If the script ran successfully, you should be able to see the `orders` model description in Superset by hovering over the now-present information tooltip. Click on the dataset, and hover over any of the column names to see their descriptions as well.




From their documentation,
> Using dbt-superset-lineage, you can:
> - Add dependencies of Superset dashboards to your dbt sources and models
> - Sync model and column descriptions from dbt docs to Superset

We'll be limiting the scope of this demo to the latter feature.

> [!TIP]
> Read [this blogpost](https://engineering.hometogo.com/how-hometogo-connected-dbt-and-superset-to-make-metadata-more-accessible-and-reduce-analytical-2223af539cc6) from the authors of `dbt-superset-lineage` for more on the motivation behind creating a dbt <-> Superset connector.
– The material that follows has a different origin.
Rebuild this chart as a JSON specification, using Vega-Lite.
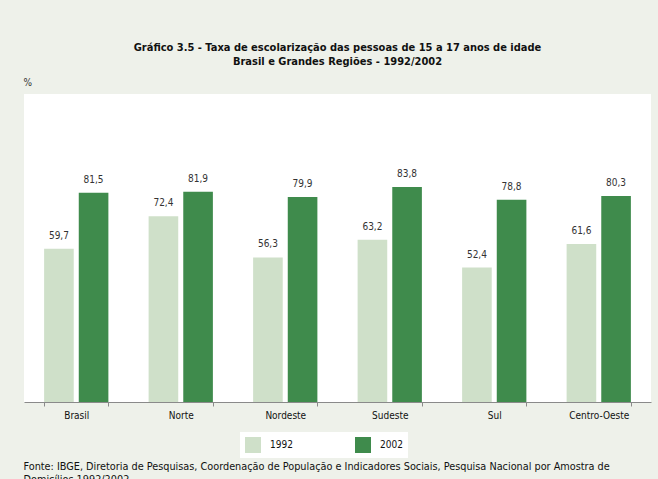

### Create some charts/dashboards!

Here's a simple dashboard created from the various metric tables. Makes you go _WoW_, yeah?



## Summary

- We setup the example Jaffle Shop dbt project to materialize tables/views into a BigQuery dataset.
- We installed Superset locally (via K8S/helm) and connected BigQuery as a data source.
- We were able to access dbt model/column descriptions in Superset.

### Further reading

- [Preset Cloud (Superset SaaS) integation with dbt Core](https://preset.io/blog/dbt-superset-integration-preset/)
- [Creating your first dashboard in Superset](https://superset.apache.org/docs/creating-charts-dashboards/creating-your-first-dashboard/)

With that, you've reached the end of this demonstration. Happy charting and dbt'ing!